The chiral SYK model in three-dimensional holography

TL;DR

This paper extends the holographic duality from the SYK model and 2D gravity to a 3D context, deriving a boundary action from chiral SYK models and connecting it to 3D gravity fluctuations, with applications to chaos.

Contribution

It introduces a higher-dimensional holographic correspondence using chiral SYK models and the Alekseev-Shatashvilli action, linking boundary dynamics to 3D gravity fluctuations.

Findings

Derived the Alekseev-Shatashvilli action from chiral SYK models.

Connected boundary effective action to fluctuations around Euclidean BTZ black holes.

Demonstrated maximal chaos in the chiral SYK chain and gravity dual.

Abstract

A celebrated realization of the holographic principle posits an approximate duality between the $(0+1)$-dimensional quantum mechanical SYK model and two-dimensional Jackiw-Teitelboim gravity, mediated by the Schwarzian action as an effective low energy theory common to both systems.

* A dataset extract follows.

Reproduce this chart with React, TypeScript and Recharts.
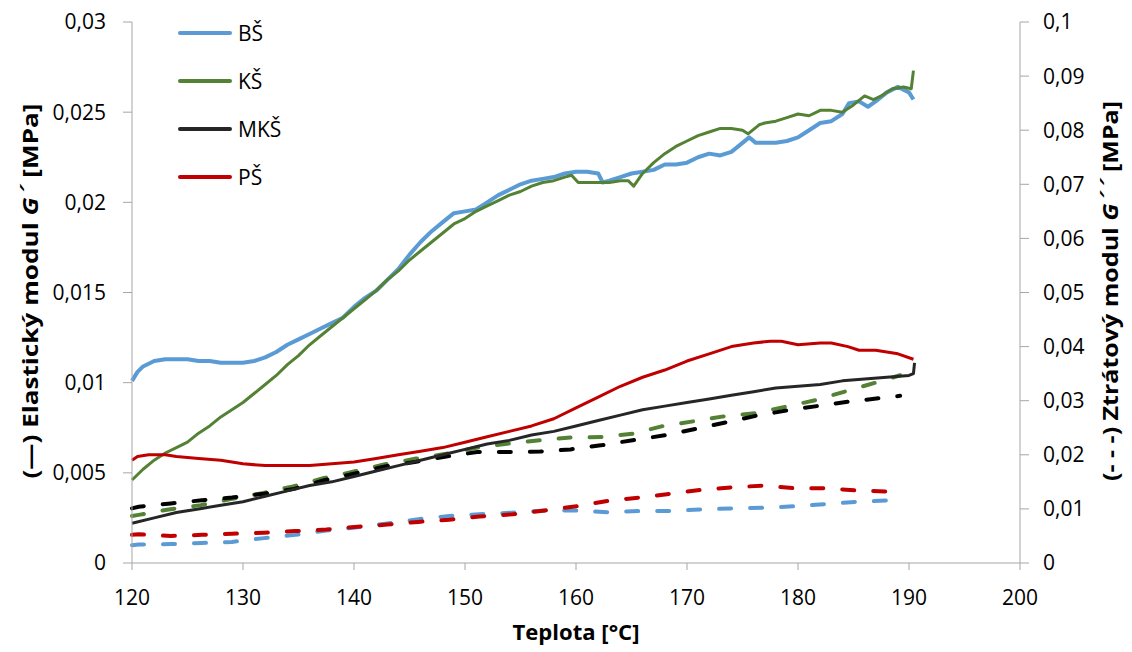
import { Legend, Line, LineChart, XAxis, YAxis } from "recharts";

const xTicks = [120, 130, 140, 150, 160, 170, 180, 190, 200];
const leftTicks = [0, 0.005, 0.01, 0.015, 0.02, 0.025, 0.03];
const rightTicks = [0, 0.01, 0.02, 0.03, 0.04, 0.05, 0.06, 0.07, 0.08, 0.09, 0.1];

const seriesNames = ["BŠ", "KŠ", "MKŠ", "PŠ"];
const seriesColors = ["#5B9BD5", "#548235", "#262626", "#C00000"];
const dashedColors = ["#5B9BD5", "#548235", "#000000", "#C00000"];

// G' (left axis), [teplota, MPa]
const bsElastic = [
  [120, 0.0101], [120.5, 0.0106], [121, 0.0109], [122, 0.0112], [123, 0.0113], [124, 0.0113],
  [125, 0.0113], [126, 0.0112], [127, 0.0112], [128, 0.0111], [129, 0.0111], [130, 0.0111],
  [131, 0.0112], [132, 0.0114], [133, 0.0117], [134, 0.0121], [135, 0.0124], [136, 0.0127],
  [137, 0.013], [138, 0.0133], [139, 0.0136], [140, 0.0142], [141, 0.0147], [142, 0.0151],
  [143, 0.0157], [144, 0.0163], [145, 0.0171], [146, 0.0178], [147, 0.0184], [148, 0.0189],
  [149, 0.0194], [150, 0.0195], [151, 0.0196], [152, 0.02], [153, 0.0204], [154, 0.0207],
  [155, 0.021], [156, 0.0212], [157, 0.0213], [158, 0.0214], [159, 0.0216], [160, 0.0217],
  [161, 0.0217], [162, 0.0216], [162.4, 0.0211], [163, 0.0212], [164, 0.0214], [165, 0.0216],
  [166, 0.0217], [167, 0.0218], [168, 0.0221], [169, 0.0221], [170, 0.0222], [171, 0.0225],
  [172, 0.0227], [173, 0.0226], [174, 0.0228], [175, 0.0233], [175.6, 0.0236], [176.2, 0.0233],
  [177, 0.0233], [178, 0.0233], [179, 0.0234], [180, 0.0236], [181, 0.024], [182, 0.0244],
  [183, 0.0245], [184, 0.0249], [184.6, 0.0255], [185.5, 0.0256], [186.3, 0.0253], [187, 0.0256],
  [188, 0.0261], [189, 0.0264], [190, 0.0261], [190.4, 0.0257],
];
const ksElastic = [
  [120, 0.0046], [121, 0.0052], [122, 0.0057], [123, 0.0061], [124, 0.0064], [125, 0.0067],
  [126, 0.0072], [127, 0.0076], [128, 0.0081], [129, 0.0085], [130, 0.0089], [131, 0.0094],
  [132, 0.0099], [133, 0.0104], [134, 0.011], [135, 0.0115], [136, 0.0121], [137, 0.0126],
  [138, 0.0131], [139, 0.0136], [140, 0.0141], [141, 0.0146], [142, 0.0151], [143, 0.0157],
  [144, 0.0162], [145, 0.0168], [146, 0.0173], [147, 0.0178], [148, 0.0183], [149, 0.0188],
  [150, 0.0191], [151, 0.0195], [152, 0.0198], [153, 0.0201], [154, 0.0204], [155, 0.0206],
  [156, 0.0209], [157, 0.0211], [158, 0.0212], [159, 0.0214], [159.6, 0.0215], [160.2, 0.0211],
  [161, 0.0211], [162, 0.0211], [163, 0.0211], [164, 0.0212], [164.7, 0.0212], [165.2, 0.0209],
  [166, 0.0216], [167, 0.0222], [168, 0.0227], [169, 0.0231], [170, 0.0234], [171, 0.0237],
  [172, 0.0239], [173, 0.0241], [174, 0.0241], [175, 0.024], [175.5, 0.0238], [176.5, 0.0243],
  [177, 0.0244], [178, 0.0245], [179, 0.0247], [180, 0.0249], [181, 0.0248], [182, 0.0251],
  [183, 0.0251], [184, 0.025], [185, 0.0254], [186, 0.0259], [186.8, 0.0257], [187.5, 0.0259],
  [188.5, 0.0263], [189.5, 0.0264], [190.2, 0.0263], [190.4, 0.0273],
];
const mksElastic = [
  [120, 0.0022], [122, 0.0025], [124, 0.0028], [126, 0.003], [128, 0.0032], [130, 0.0034],
  [132, 0.0037], [134, 0.004], [136, 0.0043], [138, 0.0045], [140, 0.0048], [142, 0.0051],
  [144, 0.0054], [146, 0.0057], [148, 0.006], [150, 0.0063], [152, 0.0066], [154, 0.0068],
  [156, 0.0071], [158, 0.0073], [160, 0.0076], [162, 0.0079], [164, 0.0082], [166, 0.0085],
  [168, 0.0087], [170, 0.0089], [172, 0.0091], [174, 0.0093], [176, 0.0095], [178, 0.0097],
  [180, 0.0098], [182, 0.0099], [184, 0.0101], [186, 0.0102], [188, 0.0103], [190, 0.0104],
  [190.4, 0.0105], [190.5, 0.0111],
];
const psElastic = [
  [120, 0.0057], [120.5, 0.0059], [121.5, 0.006], [123, 0.006], [124, 0.0059], [126, 0.0058],
  [128, 0.0057], [130, 0.0055], [132, 0.0054], [134, 0.0054], [136, 0.0054], [138, 0.0055],
  [140, 0.0056], [142, 0.0058], [144, 0.006], [146, 0.0062], [148, 0.0064], [150, 0.0067],
  [152, 0.007], [154, 0.0073], [156, 0.0076], [158, 0.008], [160, 0.0086], [162, 0.0092],
  [164, 0.0098], [166, 0.0103], [168, 0.0107], [170, 0.0112], [172, 0.0116], [174, 0.012],
  [176, 0.0122], [177.5, 0.0123], [178.5, 0.0123], [180, 0.0121], [182, 0.0122], [183, 0.0122],
  [184.5, 0.012], [185.5, 0.0118], [187, 0.0118], [189, 0.0116], [190.4, 0.0113],
];

// G'' (right axis), [teplota, MPa]
const bsLoss = [
  [120, 0.0033], [120.6, 0.0034], [123.5, 0.0035], [126.3, 0.0037], [129, 0.0039], [131.9, 0.0046],
  [134.7, 0.0052], [137.5, 0.006], [140.3, 0.0066], [143, 0.0073], [145.8, 0.0081], [148.6, 0.0087],
  [151.3, 0.009], [154.2, 0.0093], [157.2, 0.0097], [159.9, 0.0097], [162.8, 0.0094], [165.7, 0.0096],
  [168.5, 0.0096], [171.2, 0.0099], [174.1, 0.0101], [176.9, 0.0102], [179.8, 0.0105], [182.5, 0.0109],
  [185.3, 0.0113], [188.4, 0.0116], [189.4, 0.0116],
];
const ksLoss = [
  [120, 0.0087], [120.6, 0.0089], [123.3, 0.0099], [126.2, 0.0107], [128.9, 0.0118], [131.7, 0.0129],
  [134.4, 0.0141], [137.3, 0.0157], [140, 0.0169], [142.7, 0.0182], [145.6, 0.0193], [148.3, 0.0202],
  [151, 0.0213], [154, 0.0221], [156.8, 0.0227], [159.5, 0.0232], [162.4, 0.0233], [165.1, 0.0239],
  [167.8, 0.0253], [170.6, 0.0262], [173.3, 0.0271], [176.2, 0.0277], [178.9, 0.0289], [181.6, 0.0301],
  [184.4, 0.0318], [187.1, 0.0334], [189.2, 0.0347],
];
const mksLoss = [
  [120, 0.0101], [120.6, 0.0104], [123.5, 0.011], [126.3, 0.0116], [129, 0.0121], [131.9, 0.0128],
  [134.6, 0.0137], [137.3, 0.0153], [140.2, 0.0166], [142.9, 0.0179], [145.6, 0.0187], [148.3, 0.0197],
  [151.1, 0.0205], [154, 0.0205], [156.8, 0.0206], [159.5, 0.021], [162.4, 0.0218], [165.1, 0.0227],
  [168, 0.0236], [170.8, 0.0248], [173.5, 0.026], [176.2, 0.0272], [179, 0.0282], [181.7, 0.029],
  [184.5, 0.0298], [187.9, 0.0306], [189.2, 0.0309],
];
const psLoss = [
  [120, 0.0052], [120.6, 0.0053], [123.5, 0.005], [126.3, 0.0052], [129, 0.0054], [131.9, 0.0056],
  [134.7, 0.0059], [137.5, 0.0062], [140.3, 0.0067], [143, 0.0071], [145.8, 0.0076], [148.6, 0.008],
  [151.3, 0.0086], [154.3, 0.009], [157.2, 0.0097], [160.1, 0.0105], [162.9, 0.0115], [165.7, 0.0121],
  [168.5, 0.0128], [171.2, 0.0135], [174.1, 0.014], [176.9, 0.0143], [179.8, 0.0138], [182.5, 0.0138],
  [185.3, 0.0134], [188.4, 0.0132], [189.4, 0.0131],
];

const elastic = [bsElastic, ksElastic, mksElastic, psElastic];
const loss = [bsLoss, ksLoss, mksLoss, psLoss];

const toPoints = (rows: number[][]) => rows.map(([t, v]) => ({ t, v }));
const comma = (v: number) => String(v).replace(".", ",");

const font = "'Open Sans', sans-serif";
const accentFont = "'DejaVu Sans', sans-serif";
const axisGray = "#A6A6A6";
const tickStyle = { fontFamily: font, fontSize: 21, fill: "#000" };

type Part = { text: string; italic?: boolean; accent?: boolean };

function AxisTitle({ tx, ty, rot, len, parts }: { tx: number; ty: number; rot?: number; len: number; parts: Part[] }) {
  return (
    <text
      x={tx}
      y={ty}
      transform={rot ? `rotate(${rot} ${tx} ${ty})` : undefined}
      textAnchor="middle"
      dominantBaseline="central"
      fontFamily={font}
      fontWeight={700}
      fontSize={21}
      fill="#000"
      textLength={len}
      lengthAdjust="spacingAndGlyphs"
    >
      {parts.map((p, i) => (
        <tspan
          key={i}
          fontStyle={p.italic ? "italic" : "normal"}
          fontFamily={p.accent ? accentFont : undefined}
        >
          {p.text}
        </tspan>
      ))}
    </text>
  );
}

function LegendBox() {
  return (
    <div style={{ fontFamily: font, fontSize: 21, color: "#000" }}>
      {seriesNames.map((name, i) => (
        <div key={name} style={{ height: 48, display: "flex", alignItems: "center" }}>
          <div style={{ width: 54, height: 4, borderRadius: 2, background: seriesColors[i], marginRight: 6 }} />
          <span>{name}</span>
        </div>
      ))}
    </div>
  );
}

export default function App() {
  return (
    <div style={{ position: "absolute", left: 0, top: 0, background: "#fff" }}>
      <LineChart width={1132} height={652} margin={{ top: 22, right: 0, bottom: 0, left: 0 }}>
        <XAxis
          dataKey="t"
          type="number"
          domain={[120, 200]}
          ticks={xTicks}
          height={89}
          stroke={axisGray}
          tickSize={7}
          tickMargin={20}
          tick={tickStyle}
          allowDuplicatedCategory={false}
          label={<AxisTitle tx={576} ty={632} len={127} parts={[{ text: "Teplota [°C]" }]} />}
        />
        <YAxis
          yAxisId="left"
          domain={[0, 0.03]}
          ticks={leftTicks}
          width={132}
          stroke={axisGray}
          tickSize={9}
          tickMargin={17}
          tick={tickStyle}
          tickFormatter={comma}
          label={
            <AxisTitle
              tx={30}
              ty={291}
              rot={-90}
              len={375}
              parts={[
                { text: "(—) Elastický modul " },
                { text: "G", italic: true },
                { text: "´", italic: true, accent: true },
                { text: " [MPa]" },
              ]}
            />
          }
        />
        <YAxis
          yAxisId="right"
          orientation="right"
          domain={[0, 0.1]}
          ticks={rightTicks}
          width={112}
          stroke={axisGray}
          tickSize={9}
          tickMargin={14}
          tick={{ ...tickStyle, textAnchor: "start" }}
          tickFormatter={comma}
          label={
            <AxisTitle
              tx={1110}
              ty={291}
              rot={-90}
              len={380}
              parts={[
                { text: "(- - -) Ztrátový modul " },
                { text: "G", italic: true },
                { text: "´´", italic: true, accent: true },
                { text: " [MPa]" },
              ]}
            />
          }
        />
        <Legend
          content={<LegendBox />}
          layout="vertical"
          align="center"
          verticalAlign="middle"
          wrapperStyle={{ left: 178, top: 9, width: "auto" }}
        />
        {loss.map((rows, i) => (
          <Line
            key={"loss" + i}
            yAxisId="right"
            data={toPoints(rows)}
            dataKey="v"
            name={seriesNames[i] + " G''"}
            type="linear"
            stroke={dashedColors[i]}
            strokeWidth={4}
            strokeDasharray="12 19"
            strokeLinecap="round"
            dot={false}
            activeDot={false}
            legendType="none"
            isAnimationActive={false}
          />
        ))}
        {elastic.map((rows, i) => (
          <Line
            key={"el" + i}
            yAxisId="left"
            data={toPoints(rows)}
            dataKey="v"
            name={seriesNames[i]}
            type="linear"
            stroke={seriesColors[i]}
            strokeWidth={i === 0 ? 4 : 3}
            strokeLinejoin="round"
            dot={false}
            activeDot={false}
            isAnimationActive={false}
          />
        ))}
      </LineChart>
    </div>
  );
}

We here propose a generalization of this correspondence to one dimension higher. Starting from different microscopic realizations of effectively chiral $(1+1)$-dimensional generalizations of the SYK model, we derive a reduction to the Alekseev-Shatashvilli (AS)-action, a minimal extension of the Schwarzian action which has been proposed as the effective boundary action of three-dimensional gravity. In the bulk, we show how the same action describes fluctuations around the Euclidean BTZ black hole configuration, the dominant stationary solution of three-dimensional gravity. These two constructions allow us to match bulk and boundary coupling constants, and to compute observables. Specifically, we apply semiclassical techniques inspired by condensed matter physics to the computation of out-of-time-order correlation functions (OTOCs), demonstrating maximal chaos in the chiral SYK chain and its gravity dual.